Three years ago, sisters Megan Tubb and Allie Holmes started Plasticwise Eastside, hoping to reduce the amount of plastic waste on the Eastern Shore by making reusable bags. Since then, the group has grown to a solid core of a dozen hard working volunteers. They have made about 1,200 reusable shopping and produce bags, as well as more than 100 animal pouches for Bonorong Wildlife Rescue.

(L–R) Alexandra Tubb, Jess Fitzgerald and Madeline Tubb.
(L–R) Alexandra Tubb, Jess Fitzgerald and Madeline Tubb.

Recently, they were nominated for Clarence Climate Action’s Climate Champions campaign, which shines a light on everyday people doing their bit to fight climate change.

The volunteers meet once a month.

“Our oldest member is 65 and the youngest is 22,” Ms Tubb said.

“Most people come along because they think plastic waste is an important issue and they want to take some action.

“Even though we’re just here in Tassie, we’ve got to do what we can.”

Ms Tubb said a new report from the Centre of International Environmental Law showed that plastic waste was helping accelerate global warming.

The researchers found that each stage in the production, use and disposal of plastic produced greenhouse gases, and that curbing plastic was a step in stopping climate change.

“All the second-hand material we use to make the shopping bags, which is hundreds and hundreds of metres, would otherwise have gone to landfill to create methane gas,” Ms Tubb said.

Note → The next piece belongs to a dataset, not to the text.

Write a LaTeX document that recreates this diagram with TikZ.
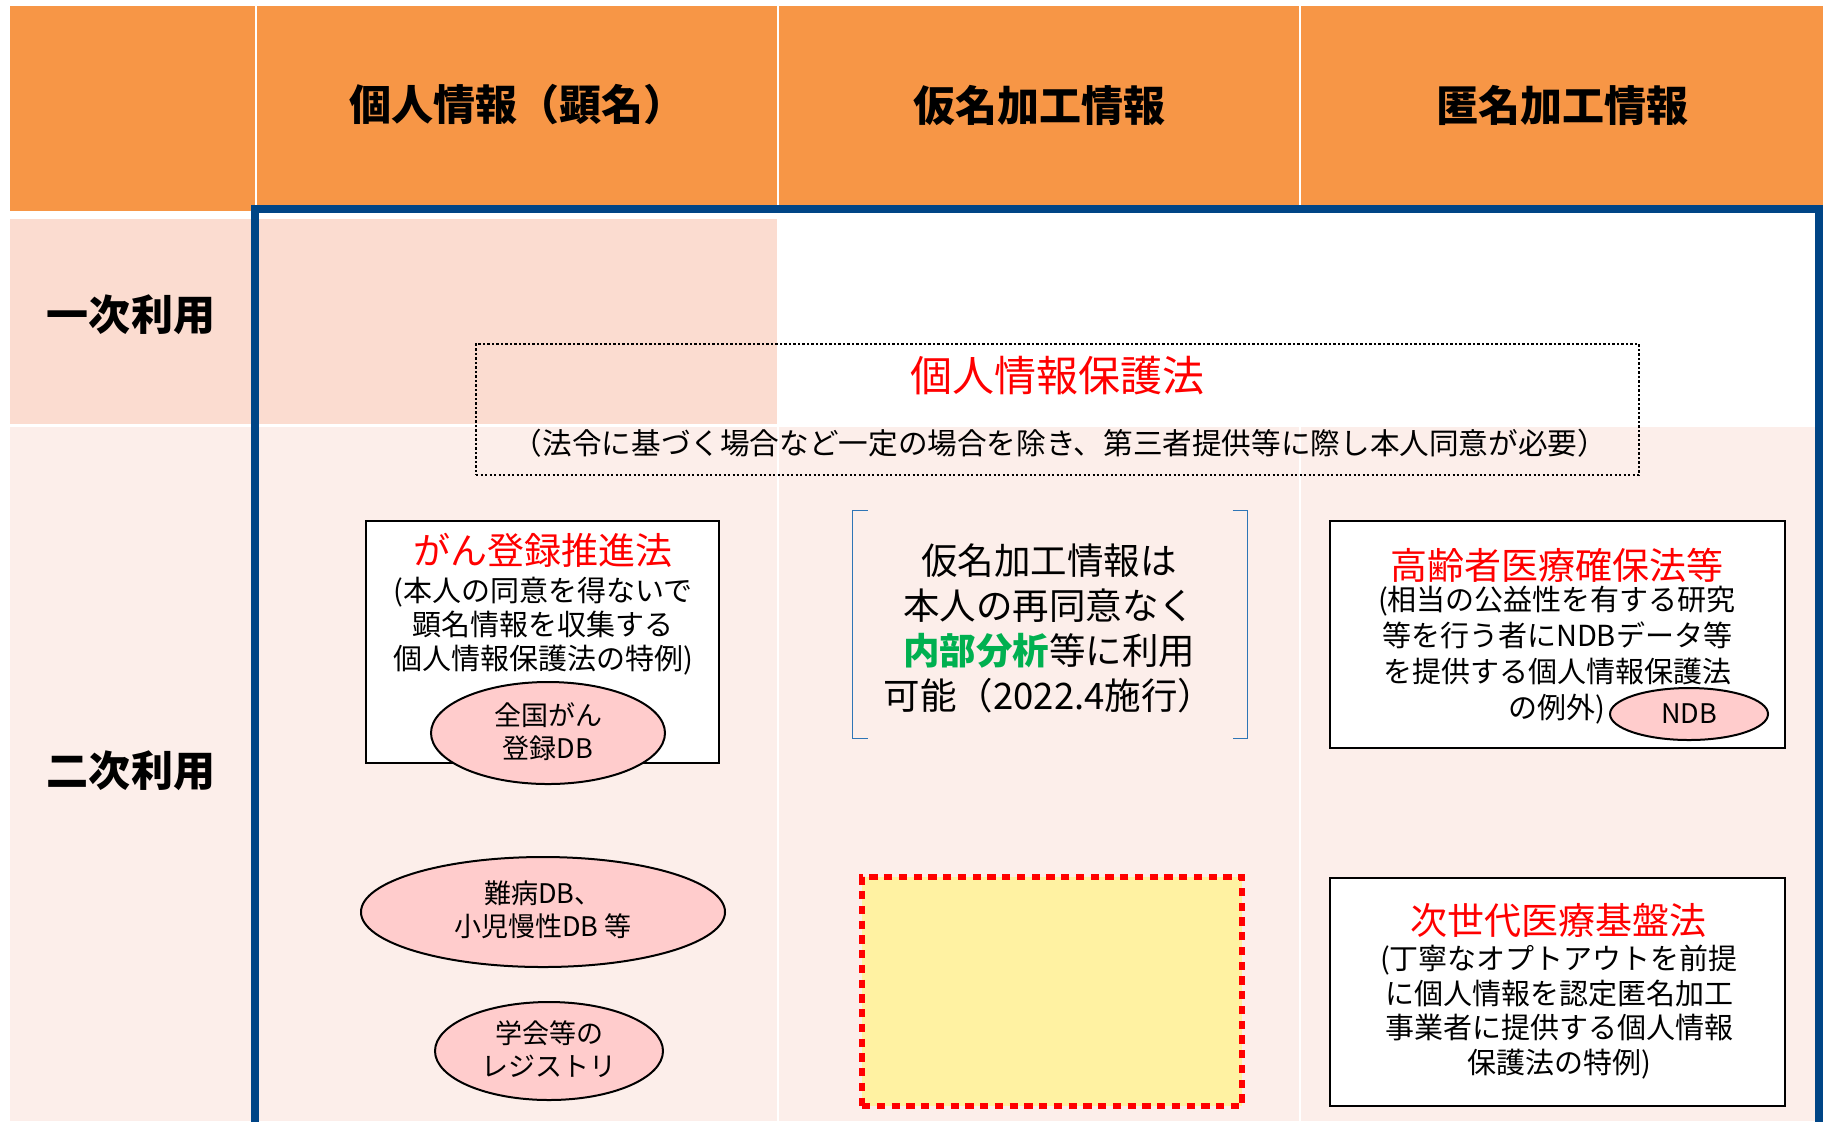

Initially, Ms Tubb and Ms Holmes thought the bags would be like boomerang bags where people would borrow them from a shop and bring them back, but that didn’t work and they now sell a bag for $2.

“We’re not trying to make money, we just want to be able to pay for the screen printing ink and service the sewing machines of the volunteers,” Ms Tubb said.

Ms Tubb said although the group had faced several challenges, they also had its successes.“Our big one at the moment that we’re really happy with is Lindisfarne IGA, they are selling our bags for $2,” she said.

“We also donated 200 bags to the Waterbridge Community Centre in Gagebrook to give to their customers.”

Ms Tubb said you didn’t need to be brilliant at sewing to be part of the group.

“I don’t sew at all,” she said.

“You can come with no skills whatsoever and there’s always something to do.

“There’s cutting, ironing, screen printing, and there’s serving tea — that’s very important to keep morale up.

“We snack, make bags and chat at the same time.”

As well as Lindisfarne IGA, the colourful bags are sold at community events such as Live Well Clarence and Warrane Community Garden’s open day.